Alors que le lecteur pensait bêtement avoir passé la partie la plus éprouvante de la séquence, Hidéo Yamamoto développe encore l'affrontement d'égos entre Yukari et Musumu. Chacun à leur manière, ils découvrent l'autre, s'immiscent dans son territoire psychique personnel, essayent de le coloniser. Le dispositif des homoncules renforcent l'aspect visuel de ce développement personnel très violent d'un point de vue psuchologique, insistant sur le bras mécanique tout en force de Nakoshi, et sur l'intrusion suffocante de Yukari.


Dans cette phase du récit, le lecteur constate que Yamamoto utilise la richesse de sa métaphore visuelle (les homoncules), en exploitant toutes les facettes de celui de Yukari. Son homoncule de sable peut aussi bien perdre sa forme, qu'en prendre d'autres, que se transformer en sable mouvant, etc. Chacun à leur manière, Yukari et Musumu semble vouloir conquérir l'autre, mais aussi s'en nourrir, tout en défendant sa propre substance, sa propre intégrité psychique. Cela donne lieu à une scène encore plus éprouvante quand Musumu écarte les lèvres de la blessure de Yukari, et lèche son sang (son fluide vital) qu'elle va chercher à reprendre dans sa bouche. Les saccades des gestes (amplifiées par l'exigüité de la voiture) confèrent une urgence visuelle insoutenable à ces actes déviants.

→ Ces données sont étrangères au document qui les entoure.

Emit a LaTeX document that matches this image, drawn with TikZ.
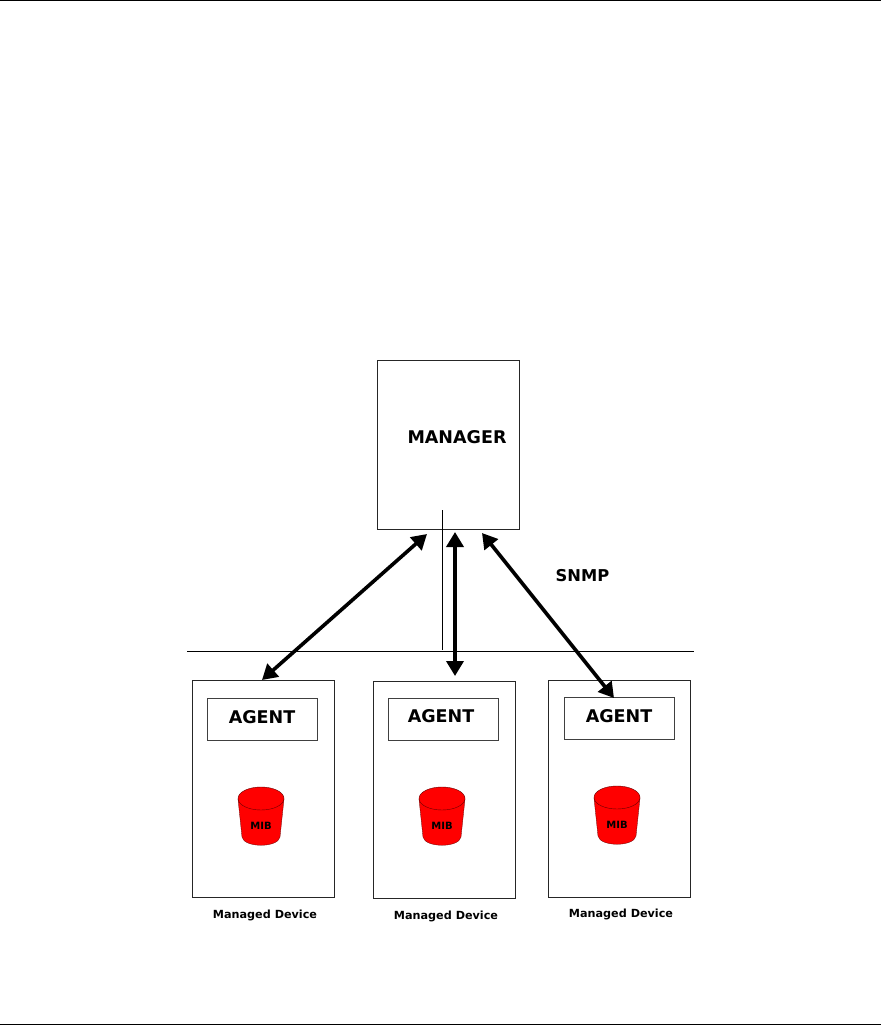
\documentclass[tikz,border=0pt]{standalone}
\usepackage{fontspec}
\setmainfont{DejaVu Sans}
\usetikzlibrary{arrows.meta}
\definecolor{mibred}{HTML}{FF0000}
\tikzset{
  devicebox/.style={draw=black!85, line width=1pt, anchor=north west, inner sep=0pt},
  agentbox/.style={draw=black!75, line width=1pt, anchor=north west, inner sep=0pt},
  bigtext/.style={font=\bfseries\fontsize{17.5}{20}\selectfont, inner sep=0pt},
  snmptext/.style={font=\bfseries\fontsize{16.3}{20}\selectfont, inner sep=0pt},
  smalltext/.style={font=\bfseries\fontsize{11.2}{13}\selectfont, inner sep=0pt},
  mibtext/.style={font=\bfseries\fontsize{10}{12}\selectfont, inner sep=0pt},
  snmplink/.style={line width=3.6pt, {Triangle[length=15pt,width=17pt]}-{Triangle[length=15pt,width=17pt]}}
}
\begin{document}
\begin{tikzpicture}[x=1pt,y=-1pt]
\useasboundingbox (0,0) rectangle (881,1026);
\fill[white] (0,0) rectangle (881,1026);
%Page rules:
\draw[line width=1pt] (0,0.5) -- (881,0.5);
\draw[line width=1pt] (0,1024.5) -- (881,1024.5);
%Manager:
\node[devicebox, minimum width=142pt, minimum height=169pt] (manager) at (377,360) {};
\node[bigtext] (managertext) at (457,437) {MANAGER};
\node[snmptext] (snmplabel) at (582.5,575.5) {SNMP};
%Bus:
\coordinate (busleft) at (187,651);
\coordinate (busright) at (694,651);
\coordinate (stubtop) at (442,510);
\coordinate (stubend) at (442,650);
\draw[line width=1pt] (busleft) -- (busright);
\draw[line width=1pt] (stubtop) -- (stubend);
%Devices:
\foreach \name/\bx/\by/\ax/\ay/\tx/\ty/\cx/\cy/\lx/\ly in {
  one/192/680/207/698/262/717/261/787/265/915,
  two/373/681/388/698/441/716/442/787/446/916,
  three/548/680/564/697/619/716/617/786/621/914.5}{
  \node[devicebox, minimum width=142pt, minimum height=217pt] (device\name) at (\bx,\by) {};
  \node[agentbox, minimum width=110pt, minimum height=41.5pt] (agent\name) at (\ax,\ay) {};
  \node[bigtext] (agenttext\name) at (\tx,\ty) {AGENT};
  %MIB drum:
  \path[fill=mibred, draw=black!60!red, line width=0.3pt] (\cx-23,\cy+12) -- (\cx-19,\cy+50)
    .. controls (\cx-17,\cy+61) and (\cx+17,\cy+61) .. (\cx+19,\cy+50) -- (\cx+23,\cy+12) -- cycle;
  \draw[fill=mibred, draw=black!60!red, line width=0.4pt] (\cx,\cy+11.5) ellipse [x radius=23, y radius=11.5];
  \node[mibtext] (mib\name) at (\cx,\cy+39) {MIB};
  \node[smalltext] (label\name) at (\lx,\ly) {Managed Device};
}
%Links:
\coordinate (linkonetop) at (427,534);
\coordinate (linkonebot) at (262,680);
\coordinate (linktwotop) at (455,532);
\coordinate (linktwobot) at (455,676);
\coordinate (linkthreetop) at (482,533);
\coordinate (linkthreebot) at (614,698);
\draw[snmplink] (linkonetop) -- (linkonebot);
\draw[snmplink] (linktwotop) -- (linktwobot);
\draw[snmplink] (linkthreetop) -- (linkthreebot);
\end{tikzpicture}
\end{document}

Dans la deuxième partie, le lecteur découvre un pan de la vie antérieure de Musumu Nakoshi : quel métier il a exercé, quel niveau de vie il pouvait avoir. Le lecteur prend plaisir à en apprendre un peu sur le personnage principal de la série (il s'agit quand même du sixième tome). Bien sûr, il garde à l'esprit les actions effectuées par Nakoshi dans les tomes précédents, et il se dit qu'il va trouver une réponse à son comportement. Évidemment, le récit de Yamamoto ne fonctionne pas comme ça.


La spécificité du récit d'Hidéo Yamamoto réside dans sa capacité à immerger le lecteur dans les sensations et l'état d'esprit des personnages. Il ne s'agit pas d'une analyse clinique, il s'agit d'une extraordinaire démarche pour faire exister les personnages. L'aspect superficiel des actions ne le satisfait pas, l'approche psychanalytique ne le satisfait pas. L'enjeu du récit est de connaître intimement les personnages.


Yamamoto a pour ambition de résoudre une problématique insoluble. Pour lui, chaque action d'un individu est l'aboutissement de tous les moments qui l'ont précédé, de la somme de ses expériences antérieures, or le récit ne peut que montrer des fragments de vie.


Yamamoto s'attache alors à montrer (par de simples dessins couchés sur une feuille de papier en 2 dimensions) comment l'individu ressent ces moments. Effectivement, chacun des propos de Nakoshi est chargé d'affect perceptible par le lecteur, un accomplissement exceptionnel pour un artiste quel que soit son médium. Le lecteur ressent ainsi le quotidien de Musumu Nakoshi en tant qu'actuaire. Il comprend ce qui a pu le déstabiliser : calculer la valeur vénale de la vie d'un homme pour évaluer les risques financiers de l'assureur. Il ne peut toujours pas le voir comme un héros du fait de ses comportements anormaux. Nakoshi a choisi de se mettre en retrait de la société normale pour des raisons qui restent à ressentir.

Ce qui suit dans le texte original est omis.